Essay: Beyond the global queer
Is there such a thing as the queer person, universal and uniform? The internet would have us believe there is. In 2025 memes and TikTok videos about non-binary baristas were going viral. Internet users were confessing that the best coffee is made by a person with blue hair, piercings and an androgynous look: all signifiers of queerness they conveyed.
‘Queer’ refers to lesbian, gay, bisexual, trans, non-binary, asexual and other people who do not adhere to heteronormative standards. The umbrella term became widely adopted by LGBT communities on Turtle Island (the USA and Canada) from the 1980s onwards.
The term includes both sexual and gender identities and thereby is often considered more inclusive than the acronym LGBT, because it hints at fluidity rather than fixed categories. By now, the term has spread outside its original context and is used all over the world, with local adaptations popping up everywhere. In this way, kweer in Turkish and کوئیر in Arabic and Farsi, were incorporated into local vocabularies to name queer life in the SWANA region (South-West Asia and North-Africa).
As social, political and sexual landscapes change, and our understanding of queer histories expand, language shifts too: terminology is introduced, reworked and adapted to contemporary contexts. However, what appears to be a natural evolution or trend, is yet another export of the US Empire.
The American invasions and military interventions in the SWANA region and elsewhere, supported by European allies, are synonymous with the limitless dissemination of Western culture. Imperialism is not only about destroying existing lands and cultures, but about importing Western products, habits and ideas to create new neoliberal markets for profit and control (Naomi Klein, 2007).
Similarly to colonial bureaucrats, techniques of rule, representation, sexual regulation, and morality are all cogs in the imperial machine. Loyal to the mission civilisatrice, the Western Empire has exported its discourse on how ‘deviant’ sexualities should be named and experienced, for recognizability and as a tool for domination.

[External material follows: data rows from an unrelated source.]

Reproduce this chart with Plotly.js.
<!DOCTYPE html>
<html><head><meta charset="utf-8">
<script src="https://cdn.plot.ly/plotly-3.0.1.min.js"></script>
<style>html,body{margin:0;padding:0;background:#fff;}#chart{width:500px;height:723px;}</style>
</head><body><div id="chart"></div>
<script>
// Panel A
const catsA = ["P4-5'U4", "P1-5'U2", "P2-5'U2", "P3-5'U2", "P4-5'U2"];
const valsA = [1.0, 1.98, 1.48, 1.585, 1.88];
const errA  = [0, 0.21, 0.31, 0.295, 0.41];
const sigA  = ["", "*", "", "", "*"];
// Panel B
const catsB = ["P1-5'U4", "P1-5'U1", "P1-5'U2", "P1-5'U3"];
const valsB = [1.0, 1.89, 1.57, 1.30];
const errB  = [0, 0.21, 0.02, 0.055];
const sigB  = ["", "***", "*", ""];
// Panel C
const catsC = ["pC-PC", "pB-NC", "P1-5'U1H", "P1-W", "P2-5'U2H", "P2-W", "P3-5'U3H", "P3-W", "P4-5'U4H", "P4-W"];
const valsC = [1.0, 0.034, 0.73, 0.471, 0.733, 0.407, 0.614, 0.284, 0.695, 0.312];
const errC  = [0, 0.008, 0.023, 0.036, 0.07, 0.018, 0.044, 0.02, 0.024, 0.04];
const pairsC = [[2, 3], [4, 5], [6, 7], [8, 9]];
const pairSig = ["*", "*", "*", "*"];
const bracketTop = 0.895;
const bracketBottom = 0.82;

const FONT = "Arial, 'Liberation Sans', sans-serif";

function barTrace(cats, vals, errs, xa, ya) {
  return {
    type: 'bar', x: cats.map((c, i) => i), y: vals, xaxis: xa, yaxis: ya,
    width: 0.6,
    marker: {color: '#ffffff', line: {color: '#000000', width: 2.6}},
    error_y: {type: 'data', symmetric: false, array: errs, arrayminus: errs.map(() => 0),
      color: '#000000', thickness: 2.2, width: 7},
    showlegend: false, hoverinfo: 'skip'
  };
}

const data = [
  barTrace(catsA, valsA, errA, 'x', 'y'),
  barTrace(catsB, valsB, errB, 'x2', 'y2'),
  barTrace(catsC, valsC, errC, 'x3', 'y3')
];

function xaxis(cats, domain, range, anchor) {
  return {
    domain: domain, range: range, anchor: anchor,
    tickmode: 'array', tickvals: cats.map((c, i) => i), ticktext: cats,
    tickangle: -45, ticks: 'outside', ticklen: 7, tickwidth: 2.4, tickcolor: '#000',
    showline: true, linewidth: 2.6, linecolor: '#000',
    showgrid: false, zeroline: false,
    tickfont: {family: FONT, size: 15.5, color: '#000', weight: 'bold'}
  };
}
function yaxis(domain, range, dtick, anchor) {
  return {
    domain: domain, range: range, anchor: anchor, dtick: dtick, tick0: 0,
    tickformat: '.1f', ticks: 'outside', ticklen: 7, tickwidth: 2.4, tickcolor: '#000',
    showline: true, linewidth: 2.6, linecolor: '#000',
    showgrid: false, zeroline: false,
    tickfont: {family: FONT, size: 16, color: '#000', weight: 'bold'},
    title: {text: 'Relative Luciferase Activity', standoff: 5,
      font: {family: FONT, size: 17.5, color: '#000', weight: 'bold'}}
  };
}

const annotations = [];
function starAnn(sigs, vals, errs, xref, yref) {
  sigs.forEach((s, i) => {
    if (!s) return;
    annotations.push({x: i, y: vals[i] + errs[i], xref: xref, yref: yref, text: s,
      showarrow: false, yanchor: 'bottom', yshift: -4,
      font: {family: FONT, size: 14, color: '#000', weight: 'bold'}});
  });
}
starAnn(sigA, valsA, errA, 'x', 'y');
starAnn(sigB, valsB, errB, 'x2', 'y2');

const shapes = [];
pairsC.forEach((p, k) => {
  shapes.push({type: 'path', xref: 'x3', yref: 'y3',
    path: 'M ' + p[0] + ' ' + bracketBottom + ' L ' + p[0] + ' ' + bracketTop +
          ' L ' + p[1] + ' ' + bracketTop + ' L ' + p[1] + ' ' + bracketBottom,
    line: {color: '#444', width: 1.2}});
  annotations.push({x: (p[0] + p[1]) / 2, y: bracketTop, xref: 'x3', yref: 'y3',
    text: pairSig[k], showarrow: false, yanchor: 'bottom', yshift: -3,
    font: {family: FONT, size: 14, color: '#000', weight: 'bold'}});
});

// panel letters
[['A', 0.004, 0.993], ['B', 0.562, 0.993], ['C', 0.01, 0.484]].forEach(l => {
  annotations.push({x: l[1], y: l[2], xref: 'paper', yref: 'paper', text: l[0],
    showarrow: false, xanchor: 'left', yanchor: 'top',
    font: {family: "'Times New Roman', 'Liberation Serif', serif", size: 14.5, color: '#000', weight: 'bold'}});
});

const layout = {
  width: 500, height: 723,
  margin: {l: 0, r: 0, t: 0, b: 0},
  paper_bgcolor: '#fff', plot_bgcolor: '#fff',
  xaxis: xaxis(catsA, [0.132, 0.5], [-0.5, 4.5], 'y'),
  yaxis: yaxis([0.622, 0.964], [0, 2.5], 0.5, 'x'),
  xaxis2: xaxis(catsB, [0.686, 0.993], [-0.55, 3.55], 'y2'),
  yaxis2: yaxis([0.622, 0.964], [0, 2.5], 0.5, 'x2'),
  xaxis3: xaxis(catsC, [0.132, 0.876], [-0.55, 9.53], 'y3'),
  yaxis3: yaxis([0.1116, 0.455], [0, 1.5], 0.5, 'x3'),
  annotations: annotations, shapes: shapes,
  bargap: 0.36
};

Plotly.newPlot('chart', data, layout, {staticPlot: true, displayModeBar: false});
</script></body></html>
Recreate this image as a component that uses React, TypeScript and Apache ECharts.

The internet intensifies the creation of a monoculture even further. Although the internet has given many queer people access to communities and resources that previous generations could only dream of, its centralization of the past decade poses a great danger. Three American social media apps monopolize our attention spans and algorithms feed us culture rather than us seeking it out. Our frames of reference have narrowed down and became strongly mainstream with an intensity that traditional media could never achieve. While queerness aims to make space for fluid identities, in the online imaginary it has become a caricature: the non-binary, blue-haired barista, flattened out for recognizability and likes.
In their text “Queer theory and permanent war” (2016), academics Jasbir Puar and Maya Mikdashi challenge the apparently ‘self-evident’ idea that queerness is Western: “What must the queer body do, or be, to be recognized as such, and by whom? Do we want this recognition, and if so, how and for what purposes?”. Perhaps we should not only question the vocabulary, but also the way queer sexuality is recognized, catalogued or theorized.
In The Queer Arab Glossary (2024), editor Marwan Kaabour states: “[...] The way queerness has been shaped over time, and the way it exists within different regions around the world, has historically taken many different routes that sometimes diverge. There is wealth in that divergence that must be looked at.”
Gender and sexual identities are far more diverse and complex than hair color, clothing styles, or symbols like rainbow flags. Queerness may not be the blue-haired barista, the polyamorous urban dweller or the techno lover breaking their fast at Berghain.
So then, what can the SWANA region teach us about queerness? That it goes far beyond ‘just’ same-sex love or transitioning. Queerness is practiced and felt, lived and mourned, alongside resistance to occupation, military oppression, check points, borders, and destruction of land. That it is inevitably shaped by Empire, but simultaneously – due to its fluidity, which is less easily disciplined by power – carries within it some of the (survival) tactics to reject that same Empire. Queer people do not look the same everywhere. We are just all consuming the same content.
Sources
- Puar, J. and Mikdashi, M. (2016). ‘Queer theory and permanent war’, GLQ: A Journal of Lesbian and Gay Studies, 22(2), pp. 215-222
- Klein, N. (2007). The shock doctrine. London: Penguin books.
- Kaabour, M. (ed.) (2024). The queer Arab glossary. London: Saqi books.